Most people could have told the Labour Party exactly why it lost last year's election. Most people did not want a change of government. It really is that simple, but it is not an answer either of the major political parties can accept when it loses heavily or repeatedly. It prefers to blame itself in some way rather than give any credit to its rival. The result is the sort of internal review that Labour has received.
A panel led by the former British Labour MP, Bryan Gould, has concluded Labour lost because it did not raise enough money, its parliamentary caucus did not appear united, it changed its leader less than a year before the election, it had a confusing mix of policies and its candidate and list selections were determined too much by gender, ethnic and "rainbow" representation.
Most people who did not vote Labour could have cited at least four of those five reasons, too. Labour's poor fundraising was not obvious to the public but its other problems gave rise to a general view that the party was not in good condition. Voters though are inclined to overstate a party's problems because when discussing their choice they find it easier to criticise "the other lot" than praise the party they prefer.

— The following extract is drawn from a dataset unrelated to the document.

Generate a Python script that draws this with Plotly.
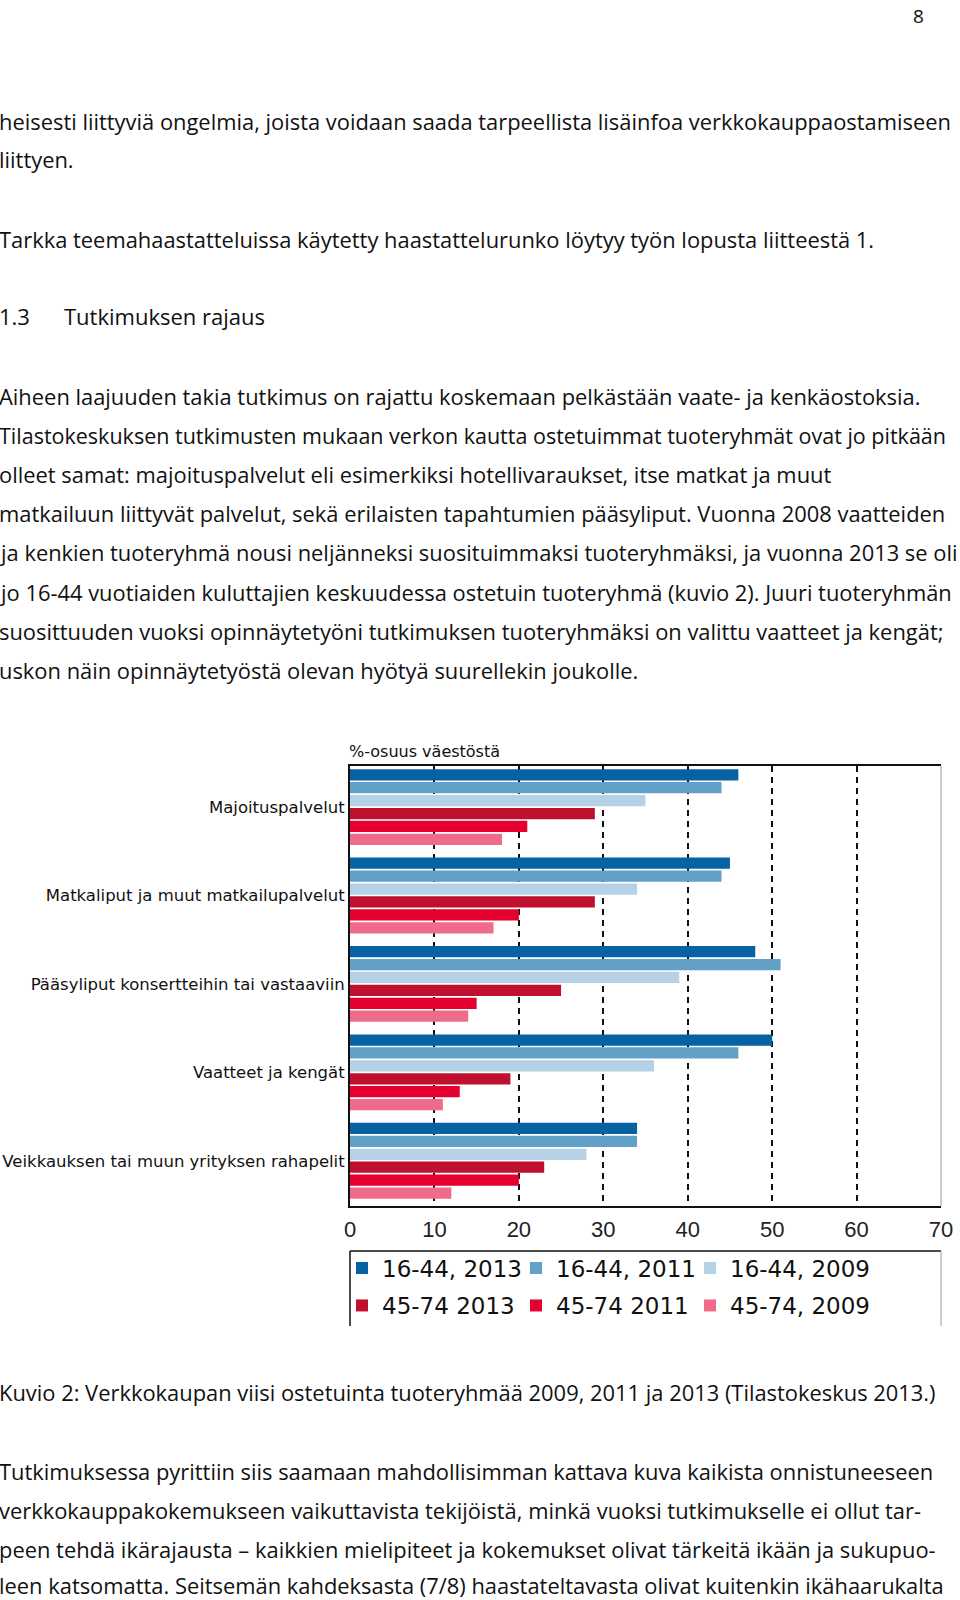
import plotly.graph_objects as go

# ---------------- data ----------------
categories = [
    "Majoituspalvelut",
    "Matkaliput ja muut matkailupalvelut",
    "Pääsyliput konsertteihin tai vastaaviin",
    "Vaatteet ja kengät",
    "Veikkauksen tai muun yrityksen rahapelit",
]
series_names = ["16-44, 2013", "16-44, 2011", "16-44, 2009",
                "45-74 2013", "45-74 2011", "45-74, 2009"]
v_16_44_2013 = [46, 45, 48, 50, 34]
v_16_44_2011 = [44, 44, 51, 46, 34]
v_16_44_2009 = [35, 34, 39, 36, 28]
v_45_74_2013 = [29, 29, 25, 19, 23]
v_45_74_2011 = [21, 20, 15, 13, 20]
v_45_74_2009 = [18, 17, 14, 11, 12]
series_values = [v_16_44_2013, v_16_44_2011, v_16_44_2009,
                 v_45_74_2013, v_45_74_2011, v_45_74_2009]
colors = ["#0563A3", "#62A0C8", "#B4D1E6", "#C0102F", "#E6002F", "#F06A8A"]
x_ticks = [0, 10, 20, 30, 40, 50, 60, 70]

chart_title = "%-osuus väestöstä"
page_number = "8"
body_lines = [
    ("heisesti liittyviä ongelmia, joista voidaan saada tarpeellista lisäinfoa verkkokauppaostamiseen", 121, 21.9),
    ("liittyen.", 160, 21.9),
    ("Tarkka teemahaastatteluissa käytetty haastattelurunko löytyy työn lopusta liitteestä 1.", 239, 21.9),
    ("Aiheen laajuuden takia tutkimus on rajattu koskemaan pelkästään vaate- ja kenkäostoksia.", 396, 21.9),
    ("Tilastokeskuksen tutkimusten mukaan verkon kautta ostetuimmat tuoteryhmät ovat jo pitkään", 435, 21.5),
    ("olleet samat: majoituspalvelut eli esimerkiksi hotellivaraukset, itse matkat ja muut", 474, 21.9),
    ("matkailuun liittyvät palvelut, sekä erilaisten tapahtumien pääsyliput. Vuonna 2008 vaatteiden", 513, 21.9),
    ("ja kenkien tuoteryhmä nousi neljänneksi suosituimmaksi tuoteryhmäksi, ja vuonna 2013 se oli", 552, 21.9),
    ("jo 16-44 vuotiaiden kuluttajien keskuudessa ostetuin tuoteryhmä (kuvio 2). Juuri tuoteryhmän", 592, 21.9),
    ("suosittuuden vuoksi opinnäytetyöni tutkimuksen tuoteryhmäksi on valittu vaatteet ja kengät;", 631, 21.9),
    ("uskon näin opinnäytetyöstä olevan hyötyä suurellekin joukolle.", 670, 21.9),
    ("Kuvio 2: Verkkokaupan viisi ostetuinta tuoteryhmää 2009, 2011 ja 2013 (Tilastokeskus 2013.)", 1392, 21.9),
    ("Tutkimuksessa pyrittiin siis saamaan mahdollisimman kattava kuva kaikista onnistuneeseen", 1471, 21.9),
    ("verkkokauppakokemukseen vaikuttavista tekijöistä, minkä vuoksi tutkimukselle ei ollut tar-", 1510, 21.9),
    ("peen tehdä ikärajausta – kaikkien mielipiteet ja kokemukset olivat tärkeitä ikään ja sukupuo-", 1549, 21.9),
    ("leen katsomatta. Seitsemän kahdeksasta (7/8) haastateltavasta olivat kuitenkin ikähaarukalta", 1585, 21.9),
]
heading_num = "1.3"
heading_text = "Tutkimuksen rajaus"

# ---------------- geometry (page pixels) ----------------
W, H = 960, 1600
PL, PR, PT, PB = 350, 941, 766, 1206      # plot area
PW, PH = PR - PL, PB - PT

def px(x):
    return (x - PL) / PW

def py(y):
    return (PB - y) / PH

BODY = "Open Sans"
CHART = "DejaVu Sans"

fig = go.Figure()
for i, (name, vals, col) in enumerate(zip(series_names, series_values, colors)):
    fig.add_trace(go.Bar(
        y=categories, x=vals, name=name, orientation="h",
        marker=dict(color=col, line=dict(width=0)),
        legend="legend" if i < 3 else "legend2",
        legendwidth=150 if i % 3 == 2 else 129,
        hoverinfo="x+name",
    ))

ann = []
for text, yc, fs in body_lines:
    ann.append(dict(text=text, x=px(-3), y=py(yc), xref="paper", yref="paper",
                    xanchor="left", yanchor="middle", showarrow=False,
                    font=dict(family=BODY, size=fs, color="#111111")))
ann.append(dict(text=heading_num, x=px(-3), y=py(316), xref="paper", yref="paper",
                xanchor="left", yanchor="middle", showarrow=False,
                font=dict(family=BODY, size=22, color="#111111")))
ann.append(dict(text=heading_text, x=px(62), y=py(316), xref="paper", yref="paper",
                xanchor="left", yanchor="middle", showarrow=False,
                font=dict(family=BODY, size=22, color="#111111")))
ann.append(dict(text=page_number, x=px(918), y=py(0.5), xref="paper", yref="paper",
                xanchor="center", yanchor="top", showarrow=False,
                font=dict(family=BODY, size=19, color="#111111")))
ann.append(dict(text=chart_title, x=px(347), y=py(751), xref="paper", yref="paper",
                xanchor="left", yanchor="middle", showarrow=False,
                font=dict(family=CHART, size=16, color="#111111")))

leg_t, leg_b = 1251, 1326
shapes = [
    # right border of plot area (thin grey), hiding any grid line at 70
    dict(type="line", xref="paper", yref="paper", x0=1, x1=1, y0=0, y1=1,
         line=dict(color="white", width=4)),
    dict(type="line", xref="paper", yref="paper", x0=1, x1=1, y0=0, y1=1,
         line=dict(color="#9a9a9a", width=1)),
    # legend frame
    dict(type="line", xref="paper", yref="paper", x0=0, x1=1,
         y0=py(leg_t), y1=py(leg_t), line=dict(color="#111111", width=1.5)),
    dict(type="line", xref="paper", yref="paper", x0=0, x1=0,
         y0=py(leg_t), y1=py(leg_b), line=dict(color="#111111", width=1.5)),
    dict(type="line", xref="paper", yref="paper", x0=1, x1=1,
         y0=py(leg_t), y1=py(leg_b), line=dict(color="#9a9a9a", width=1)),
]

legend_common = dict(orientation="h", x=px(342), xanchor="left", yanchor="top",
                     font=dict(family=CHART, size=23, color="#111111"),
                     entrywidthmode="pixels",
                     bgcolor="rgba(0,0,0,0)", borderwidth=0,
                     traceorder="normal", itemclick=False, itemdoubleclick=False)

fig.update_layout(
    template="none",
    width=W, height=H,
    margin=dict(l=PL, r=W - PR, t=PT, b=H - PB, pad=0, autoexpand=False),
    paper_bgcolor="white", plot_bgcolor="white",
    barmode="group", bargap=0.123, bargroupgap=0.13,
    annotations=ann, shapes=shapes,
    showlegend=True,
    legend=dict(y=py(1246.5), **legend_common),
    legend2=dict(y=py(1284), **legend_common),
    xaxis=dict(range=[0, 70], tickvals=x_ticks, automargin=False,
               showgrid=True, gridcolor="#111111", gridwidth=2, griddash="6px,5px",
               showline=True, linecolor="#111111", linewidth=1.5, mirror=True,
               ticks="outside", ticklen=3, tickcolor="rgba(0,0,0,0)",
               tickfont=dict(family="Liberation Sans", size=22, color="#222222"),
               zeroline=False, fixedrange=True),
    yaxis=dict(type="category", automargin=False,
               categoryorder="array", categoryarray=categories,
               range=[4.512, -0.465],
               showline=True, linecolor="#111111", linewidth=2, mirror=False,
               showgrid=False, zeroline=False, ticks="",
               tickfont=dict(family=CHART, size=16.5, color="#111111"),
               fixedrange=True),
)

fig.write_html("out.html", config={"displayModeBar": False},
               post_script="document.body.style.margin='0px';")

Labour had provided plenty of grist for criticism last year. It had changed leaders twice since the previous election, the second time by a party-wide vote that chose a leader the caucus had previously rejected and still did not want. Opinion polls showed the party's only hope of leading a government would depend on the Greens, Winston Peters and quite possibly Kim Dotcom's comic disaster called Internet-Mana. The review panel suggests Labour should have been more explicit about its coalition intentions but the numbers spoke for themselves.
Elections under MMP can be hard on the party coming second, as National learned in 2002. Voters who normally support the party have many other choices when it is clearly not going to win. Some of them will vote for a minor party that might have some some influence on the government the winning party will form. Others will not bother to vote. But they will all come back as soon as the political tide turns, just as National's voters came back in 2005.

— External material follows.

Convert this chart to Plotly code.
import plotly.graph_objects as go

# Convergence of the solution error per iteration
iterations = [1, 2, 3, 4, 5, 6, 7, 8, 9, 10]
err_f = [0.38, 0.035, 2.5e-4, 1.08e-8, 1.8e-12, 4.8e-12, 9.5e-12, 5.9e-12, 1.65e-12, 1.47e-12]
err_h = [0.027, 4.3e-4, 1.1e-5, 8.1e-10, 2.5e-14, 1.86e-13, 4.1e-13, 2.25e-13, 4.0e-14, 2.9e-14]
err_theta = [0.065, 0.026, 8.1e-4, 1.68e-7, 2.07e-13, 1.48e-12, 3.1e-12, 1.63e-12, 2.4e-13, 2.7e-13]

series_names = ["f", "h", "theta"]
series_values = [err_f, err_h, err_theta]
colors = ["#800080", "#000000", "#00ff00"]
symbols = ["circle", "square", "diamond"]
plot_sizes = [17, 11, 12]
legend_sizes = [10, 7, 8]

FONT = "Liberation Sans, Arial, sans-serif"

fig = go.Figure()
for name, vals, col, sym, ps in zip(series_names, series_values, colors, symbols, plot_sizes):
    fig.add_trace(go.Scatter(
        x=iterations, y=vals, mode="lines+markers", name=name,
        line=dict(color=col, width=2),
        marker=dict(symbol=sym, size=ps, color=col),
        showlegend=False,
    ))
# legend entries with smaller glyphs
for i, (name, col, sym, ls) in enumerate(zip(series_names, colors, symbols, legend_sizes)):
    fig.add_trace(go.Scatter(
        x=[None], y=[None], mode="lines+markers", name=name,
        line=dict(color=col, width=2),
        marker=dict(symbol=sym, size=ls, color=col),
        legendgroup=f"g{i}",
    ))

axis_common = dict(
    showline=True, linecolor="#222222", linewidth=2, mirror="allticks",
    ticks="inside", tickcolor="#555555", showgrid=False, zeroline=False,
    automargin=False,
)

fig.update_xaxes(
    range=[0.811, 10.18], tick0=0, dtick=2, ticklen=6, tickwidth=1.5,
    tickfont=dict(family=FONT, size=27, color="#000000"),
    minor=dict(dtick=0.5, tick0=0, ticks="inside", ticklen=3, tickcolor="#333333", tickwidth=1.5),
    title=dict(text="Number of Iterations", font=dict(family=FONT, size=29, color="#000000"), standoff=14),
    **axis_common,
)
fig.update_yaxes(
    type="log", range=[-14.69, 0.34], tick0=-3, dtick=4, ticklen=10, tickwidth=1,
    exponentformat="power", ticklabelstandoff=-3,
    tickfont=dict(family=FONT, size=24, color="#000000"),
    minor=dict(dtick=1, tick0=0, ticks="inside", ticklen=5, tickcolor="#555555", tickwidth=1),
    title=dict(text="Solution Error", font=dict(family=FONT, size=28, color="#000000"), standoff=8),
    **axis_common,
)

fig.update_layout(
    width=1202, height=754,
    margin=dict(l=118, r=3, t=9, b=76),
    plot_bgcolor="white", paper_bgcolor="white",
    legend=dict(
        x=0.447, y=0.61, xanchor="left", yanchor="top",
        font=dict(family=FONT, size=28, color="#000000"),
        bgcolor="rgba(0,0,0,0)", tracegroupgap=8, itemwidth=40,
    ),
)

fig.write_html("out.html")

Labour's worry is that the tide has not turned for 10 years. It has not even ebbed slightly as National has won the past three elections. The Government was returned last year with exactly the number of seats it had before the election. The country was simply not ready for a change and there was not much Labour could do about it.
The party did itself no good with its leadership choices and changes but it needed to make the changes. A leader's appeal is crucial to every party's fortunes. Labour's policies last year were responsible and courageous, its gender obsession in candidate selections is forgivable and its fund-raising, like most things, will pick up when the tide turns. Labour is not facing oblivion. It is a party of proven governing competence and its time will come again.